[WHAT TO WORK ON]
The lines from the top of the material below through the line containing "right_avg = 12.3" are to be printed exactly, with pictures omitted.

[GIVEN INFORMATION]
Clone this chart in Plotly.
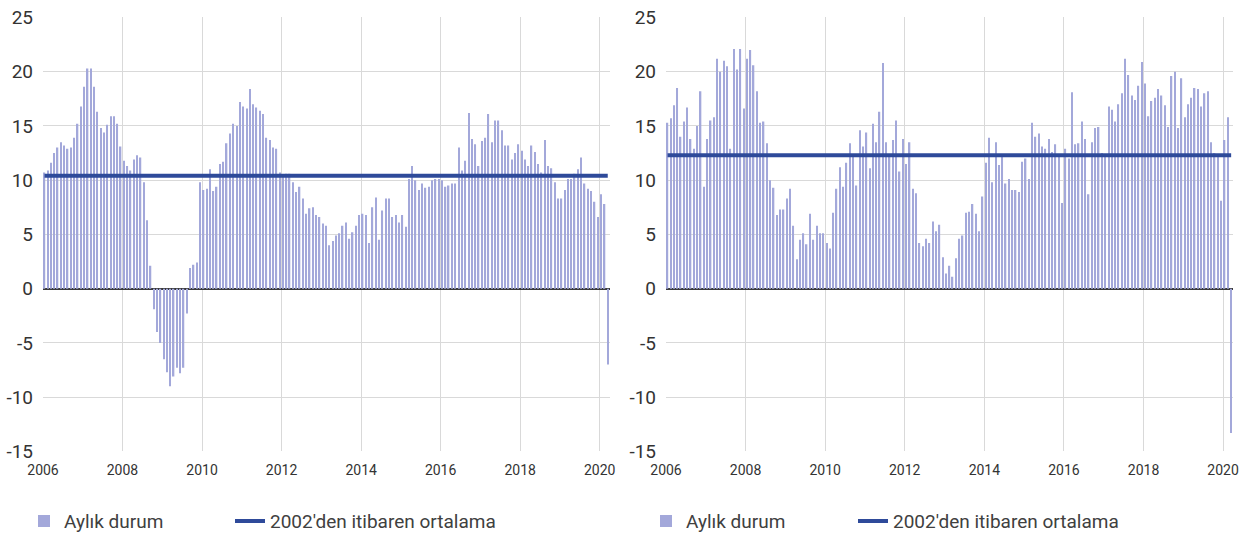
import pandas as pd
import plotly.graph_objects as go

# monthly observations, Jan 2006 - Mar 2020 (plotted at mid-month)
months = pd.date_range("2006-01-01", periods=171, freq="MS") + pd.Timedelta(days=14)

left_values = [
    10.7, 10.9, 11.6, 12.5, 13.0, 13.5, 13.2, 12.9, 13.0, 13.9, 15.2, 16.8,
    18.6, 20.3, 20.3, 18.6, 16.3, 14.8, 14.4, 15.1, 15.9, 15.9, 15.2, 13.1,
    11.8, 11.3, 10.9, 11.9, 12.3, 12.1, 9.8, 6.3, 2.1, -1.9, -4.0, -5.0,
    -6.5, -7.7, -9.0, -8.1, -7.3, -7.8, -7.3, -2.3, 1.9, 2.2, 2.4, 9.8,
    9.1, 9.2, 11.0, 9.0, 9.4, 11.5, 11.7, 13.4, 14.3, 15.2, 15.0, 17.2,
    16.8, 16.6, 18.4, 17.0, 16.7, 16.4, 16.1, 13.9, 13.7, 13.0, 12.9, 10.7,
    10.4, 10.6, 10.6, 9.8, 8.9, 9.4, 8.3, 6.9, 7.4, 7.5, 6.8, 6.6,
    6.0, 5.8, 4.0, 4.4, 4.9, 5.1, 5.8, 6.1, 4.6, 5.2, 5.8, 6.8,
    6.9, 6.8, 4.2, 7.5, 8.4, 4.5, 7.2, 8.3, 8.3, 6.6, 6.8, 6.1,
    6.8, 5.7, 10.1, 11.3, 10.0, 9.1, 9.7, 9.3, 9.4, 10.0, 10.1, 10.1,
    10.0, 9.4, 9.5, 9.7, 9.7, 13.0, 10.9, 11.8, 16.2, 13.8, 13.3, 11.3,
    13.6, 13.9, 16.1, 13.5, 15.5, 15.5, 14.6, 13.2, 13.2, 11.9, 12.5, 13.3,
    12.7, 11.9, 11.3, 13.2, 12.6, 11.5, 10.7, 13.7, 11.3, 11.1, 9.8, 8.3,
    8.3, 9.1, 10.1, 10.1, 10.6, 11.0, 12.1, 9.7, 9.2, 9.0, 8.0, 6.6,
    8.7, 7.8, -7.0,
]

right_values = [
    15.3, 15.7, 16.9, 18.5, 14.0, 15.4, 16.7, 13.8, 12.9, 15.0, 18.2, 9.4,
    13.8, 15.5, 15.8, 21.2, 20.0, 21.0, 20.5, 12.9, 22.1, 20.2, 22.1, 16.6,
    21.2, 22.0, 20.6, 18.2, 15.3, 15.4, 13.4, 10.0, 9.3, 6.8, 7.3, 7.3,
    8.3, 9.2, 5.8, 2.7, 4.5, 5.1, 4.1, 6.9, 4.5, 5.8, 5.1, 5.1,
    4.2, 3.7, 7.0, 9.2, 11.2, 9.4, 11.6, 13.4, 12.4, 9.5, 14.6, 13.1,
    14.4, 11.1, 15.2, 13.5, 16.3, 20.8, 13.5, 12.3, 13.7, 15.5, 10.8, 13.8,
    11.5, 13.5, 9.2, 8.8, 4.2, 3.9, 4.6, 4.2, 6.2, 5.3, 5.9, 2.9,
    1.4, 2.1, 1.1, 2.8, 4.6, 4.9, 7.0, 7.1, 7.8, 6.9, 5.3, 8.5,
    11.6, 13.9, 9.8, 13.5, 11.4, 12.2, 9.7, 10.1, 9.1, 9.1, 8.9, 11.7,
    12.0, 10.1, 15.3, 14.0, 14.3, 13.1, 12.9, 13.8, 12.6, 13.3, 12.2, 7.9,
    12.9, 12.0, 18.1, 13.3, 13.4, 15.4, 13.8, 8.7, 13.5, 14.8, 14.9, 12.5,
    12.2, 16.8, 16.5, 15.4, 17.0, 18.0, 21.2, 19.7, 17.8, 17.4, 18.7, 20.9,
    18.9, 15.9, 17.3, 17.6, 18.4, 17.8, 16.9, 14.9, 19.6, 20.0, 14.8, 19.4,
    15.8, 17.0, 17.6, 18.5, 18.4, 16.8, 18.0, 18.2, 13.5, 12.5, 12.3, 8.1,
    13.7, 15.8, -13.3,
]

left_avg = 10.4
right_avg = 12.3

bar_name = "Aylık durum"
avg_name = "2002'den itibaren ortalama"
x_ticks = [str(y) for y in range(2006, 2021, 2)]
y_ticks = [25, 20, 15, 10, 5, 0, -5, -10, -15]

BAR_COLOR = "#a3a8da"
AVG_COLOR = "#2e4a9a"
GRID = "#d9d9d9"
FONT = "Roboto, Liberation Sans, sans-serif"
W, H = 1243, 548

fig = go.Figure()

# one legend per entry so each label can sit where the original puts it
panels = [
    (left_values, left_avg, "x", "y", "legend2", "legend3"),
    (right_values, right_avg, "x2", "y2", "legend4", "legend5"),
]
for vals, avg, xa, ya, lg_bar, lg_avg in panels:
    fig.add_trace(go.Bar(x=months, y=vals, name=bar_name, marker_color=BAR_COLOR,
                         marker_line_width=0, xaxis=xa, yaxis=ya, legend=lg_bar,
                         showlegend=True))
    fig.add_trace(go.Scatter(x=[months[0], months[-1]], y=[avg, avg], name=avg_name,
                             mode="lines", line=dict(color=AVG_COLOR, width=4),
                             xaxis=xa, yaxis=ya, legend=lg_avg, showlegend=True))

xaxis_common = dict(type="date", range=["2006-01-01", "2020-04-01"], automargin=False,
                    tickvals=[f"{y}-01-01" for y in x_ticks], ticktext=x_ticks,
                    showgrid=True, gridcolor=GRID, gridwidth=1, showline=False,
                    ticks="", ticklabelstandoff=9,
                    tickfont=dict(size=14, color="#333333", family=FONT))
yaxis_common = dict(range=[-15, 25], automargin=False,
                    tickvals=y_ticks, ticktext=[str(v) for v in y_ticks],
                    showgrid=False,
                    minor=dict(tickvals=[20, 15, 10, 5, -5, -10], showgrid=True,
                               gridcolor=GRID, gridwidth=1, ticks=""),
                    zeroline=True, zerolinecolor="#3a3a3a",
                    zerolinewidth=1.5, showline=False, ticks="", ticklabelstandoff=9,
                    tickfont=dict(size=19, color="#333333", family=FONT))


def legend_at(px):
    return dict(x=px / W, xanchor="left", y=0.049, yanchor="middle",
                font=dict(size=19, family=FONT, color="#404040"),
                bgcolor="rgba(0,0,0,0)", borderwidth=0, visible=True)


fig.update_layout(
    width=W, height=H,
    margin=dict(l=0, r=0, t=0, b=0),
    paper_bgcolor="white", plot_bgcolor="white",
    showlegend=True,
    bargap=0.55,
    font=dict(family=FONT, color="#404040"),
    xaxis=dict(domain=[43 / W, 609.6 / W], anchor="y", **xaxis_common),
    yaxis=dict(domain=[0.1763, 0.9682], anchor="x", **yaxis_common),
    xaxis2=dict(domain=[666 / W, 1233 / W], anchor="y2", **xaxis_common),
    yaxis2=dict(domain=[0.1763, 0.9682], anchor="x2", **yaxis_common),
    legend2=legend_at(24),
    legend3=legend_at(230),
    legend4=legend_at(646),
    legend5=legend_at(853),
)

fig.write_html("out.html", config={"displayModeBar": False},
               post_script="document.body.style.margin = '0px';")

[WRITTEN RESPONSE]
Clone this chart in Plotly.
import pandas as pd
import plotly.graph_objects as go

# monthly observations, Jan 2006 - Mar 2020 (plotted at mid-month)
months = pd.date_range("2006-01-01", periods=171, freq="MS") + pd.Timedelta(days=14)

left_values = [
    10.7, 10.9, 11.6, 12.5, 13.0, 13.5, 13.2, 12.9, 13.0, 13.9, 15.2, 16.8,
    18.6, 20.3, 20.3, 18.6, 16.3, 14.8, 14.4, 15.1, 15.9, 15.9, 15.2, 13.1,
    11.8, 11.3, 10.9, 11.9, 12.3, 12.1, 9.8, 6.3, 2.1, -1.9, -4.0, -5.0,
    -6.5, -7.7, -9.0, -8.1, -7.3, -7.8, -7.3, -2.3, 1.9, 2.2, 2.4, 9.8,
    9.1, 9.2, 11.0, 9.0, 9.4, 11.5, 11.7, 13.4, 14.3, 15.2, 15.0, 17.2,
    16.8, 16.6, 18.4, 17.0, 16.7, 16.4, 16.1, 13.9, 13.7, 13.0, 12.9, 10.7,
    10.4, 10.6, 10.6, 9.8, 8.9, 9.4, 8.3, 6.9, 7.4, 7.5, 6.8, 6.6,
    6.0, 5.8, 4.0, 4.4, 4.9, 5.1, 5.8, 6.1, 4.6, 5.2, 5.8, 6.8,
    6.9, 6.8, 4.2, 7.5, 8.4, 4.5, 7.2, 8.3, 8.3, 6.6, 6.8, 6.1,
    6.8, 5.7, 10.1, 11.3, 10.0, 9.1, 9.7, 9.3, 9.4, 10.0, 10.1, 10.1,
    10.0, 9.4, 9.5, 9.7, 9.7, 13.0, 10.9, 11.8, 16.2, 13.8, 13.3, 11.3,
    13.6, 13.9, 16.1, 13.5, 15.5, 15.5, 14.6, 13.2, 13.2, 11.9, 12.5, 13.3,
    12.7, 11.9, 11.3, 13.2, 12.6, 11.5, 10.7, 13.7, 11.3, 11.1, 9.8, 8.3,
    8.3, 9.1, 10.1, 10.1, 10.6, 11.0, 12.1, 9.7, 9.2, 9.0, 8.0, 6.6,
    8.7, 7.8, -7.0,
]

right_values = [
    15.3, 15.7, 16.9, 18.5, 14.0, 15.4, 16.7, 13.8, 12.9, 15.0, 18.2, 9.4,
    13.8, 15.5, 15.8, 21.2, 20.0, 21.0, 20.5, 12.9, 22.1, 20.2, 22.1, 16.6,
    21.2, 22.0, 20.6, 18.2, 15.3, 15.4, 13.4, 10.0, 9.3, 6.8, 7.3, 7.3,
    8.3, 9.2, 5.8, 2.7, 4.5, 5.1, 4.1, 6.9, 4.5, 5.8, 5.1, 5.1,
    4.2, 3.7, 7.0, 9.2, 11.2, 9.4, 11.6, 13.4, 12.4, 9.5, 14.6, 13.1,
    14.4, 11.1, 15.2, 13.5, 16.3, 20.8, 13.5, 12.3, 13.7, 15.5, 10.8, 13.8,
    11.5, 13.5, 9.2, 8.8, 4.2, 3.9, 4.6, 4.2, 6.2, 5.3, 5.9, 2.9,
    1.4, 2.1, 1.1, 2.8, 4.6, 4.9, 7.0, 7.1, 7.8, 6.9, 5.3, 8.5,
    11.6, 13.9, 9.8, 13.5, 11.4, 12.2, 9.7, 10.1, 9.1, 9.1, 8.9, 11.7,
    12.0, 10.1, 15.3, 14.0, 14.3, 13.1, 12.9, 13.8, 12.6, 13.3, 12.2, 7.9,
    12.9, 12.0, 18.1, 13.3, 13.4, 15.4, 13.8, 8.7, 13.5, 14.8, 14.9, 12.5,
    12.2, 16.8, 16.5, 15.4, 17.0, 18.0, 21.2, 19.7, 17.8, 17.4, 18.7, 20.9,
    18.9, 15.9, 17.3, 17.6, 18.4, 17.8, 16.9, 14.9, 19.6, 20.0, 14.8, 19.4,
    15.8, 17.0, 17.6, 18.5, 18.4, 16.8, 18.0, 18.2, 13.5, 12.5, 12.3, 8.1,
    13.7, 15.8, -13.3,
]

left_avg = 10.4
right_avg = 12.3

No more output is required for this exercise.